- [GIVEN INFORMATION]:
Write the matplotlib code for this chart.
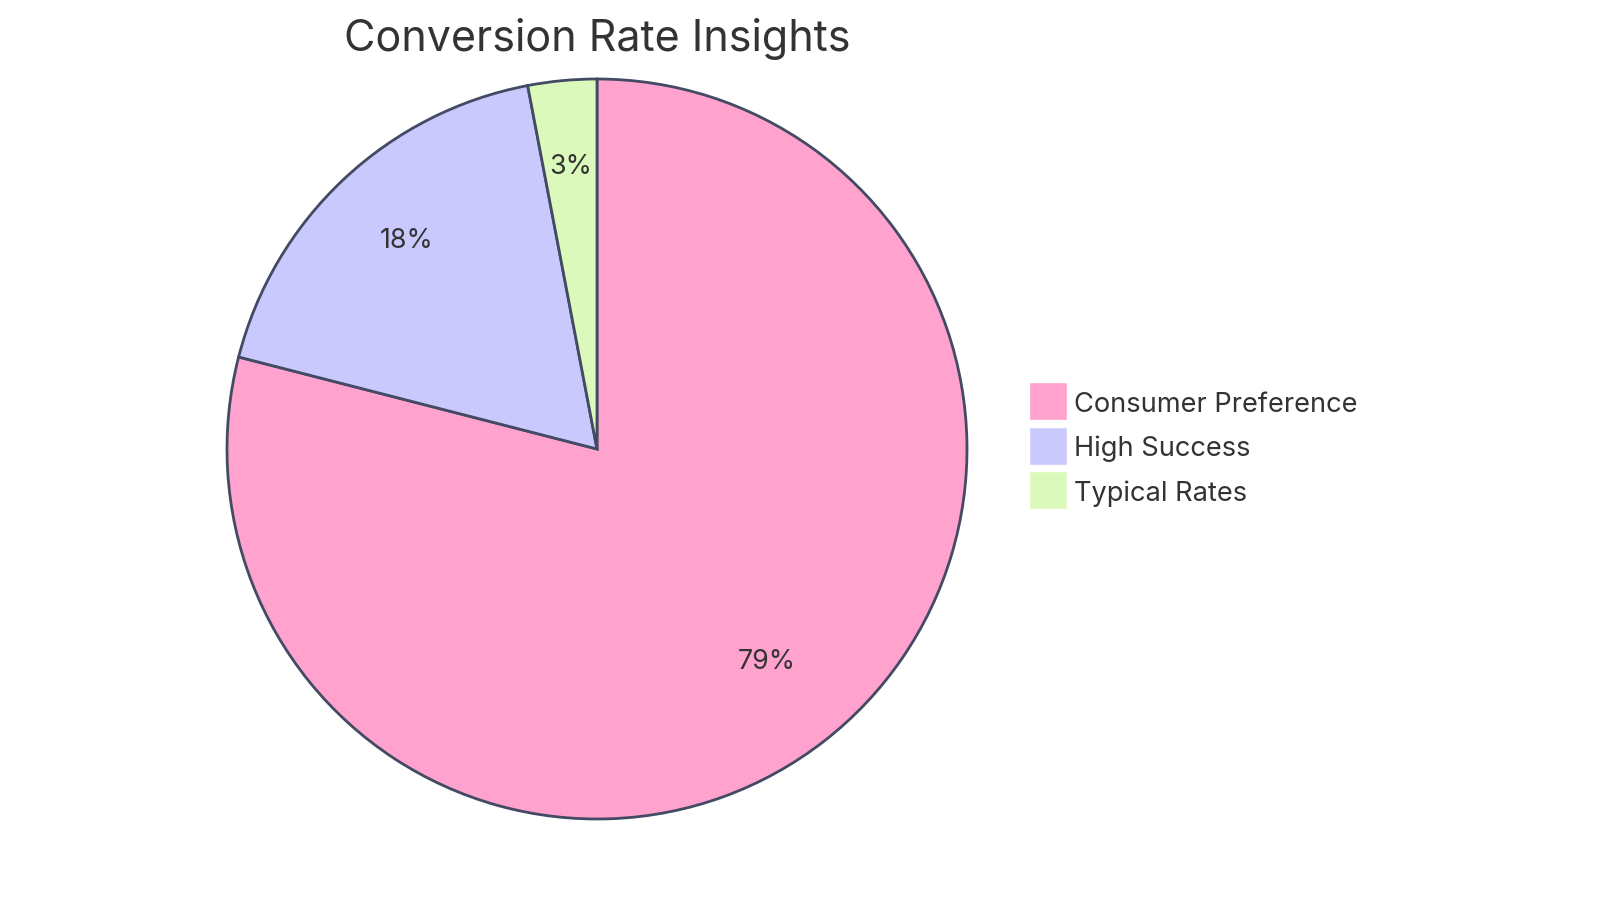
import matplotlib
matplotlib.use("Agg")
import matplotlib.pyplot as plt
from matplotlib.patches import Rectangle

# Datos del gráfico
etiquetas = ["Consumer Preference", "High Success", "Typical Rates"]
valores = [79, 18, 3]
colores = ["#FFA2CD", "#C9C9FE", "#DAF9BA"]

titulo = "Conversion Rate Insights"

plt.rcParams["font.family"] = ["Inter", "DejaVu Sans"]

W, H = 1600, 903
fig = plt.figure(figsize=(W / 100, H / 100), dpi=100)
ax = fig.add_axes([0, 0, 1, 1])

# pastel (ejes en pixeles, y hacia arriba)
cx, cy, r = 597, H - 450, 370
wedges, textos, pcts = ax.pie(
    valores,
    colors=colores,
    startangle=90,
    counterclock=False,
    center=(cx, cy),
    radius=r,
    autopct="%1.0f%%",
    pctdistance=0.75,
    wedgeprops=dict(edgecolor="#434A63", linewidth=2),
    textprops=dict(fontsize=19.3, color="#333333"),
    frame=True,
)
# el texto se apoya sobre el centroide, como en mermaid
for t in pcts:
    t.set_va("baseline")

ax.set_xlim(0, W)
ax.set_ylim(0, H)
ax.set_aspect("equal")
ax.axis("off")

# titulo
ax.text(cx, H - 51, titulo, ha="center", va="baseline",
        fontsize=31, color="#333333")

# leyenda
for i, (lab, col) in enumerate(zip(etiquetas, colores)):
    yc = H - (402 + i * 44.5)
    ax.add_patch(Rectangle((1029, yc - 19), 38, 38, facecolor=col,
                           edgecolor="white", linewidth=1))
    ax.text(1074, yc - 10, lab, ha="left", va="baseline", fontsize=19.6,
            color="#333333")

fig.savefig("out.png", dpi=100)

- [DIRECTION]:
Repeat only what lies between the start of the data and the end of the line containing "ax = fig.add_axes([0, 0, 1, 1])", exactly, with pictures left out.

- [RESPONSE TO THE TASK]:
Write the matplotlib code for this chart.
import matplotlib
matplotlib.use("Agg")
import matplotlib.pyplot as plt
from matplotlib.patches import Rectangle

# Datos del gráfico
etiquetas = ["Consumer Preference", "High Success", "Typical Rates"]
valores = [79, 18, 3]
colores = ["#FFA2CD", "#C9C9FE", "#DAF9BA"]

titulo = "Conversion Rate Insights"

plt.rcParams["font.family"] = ["Inter", "DejaVu Sans"]

W, H = 1600, 903
fig = plt.figure(figsize=(W / 100, H / 100), dpi=100)
ax = fig.add_axes([0, 0, 1, 1])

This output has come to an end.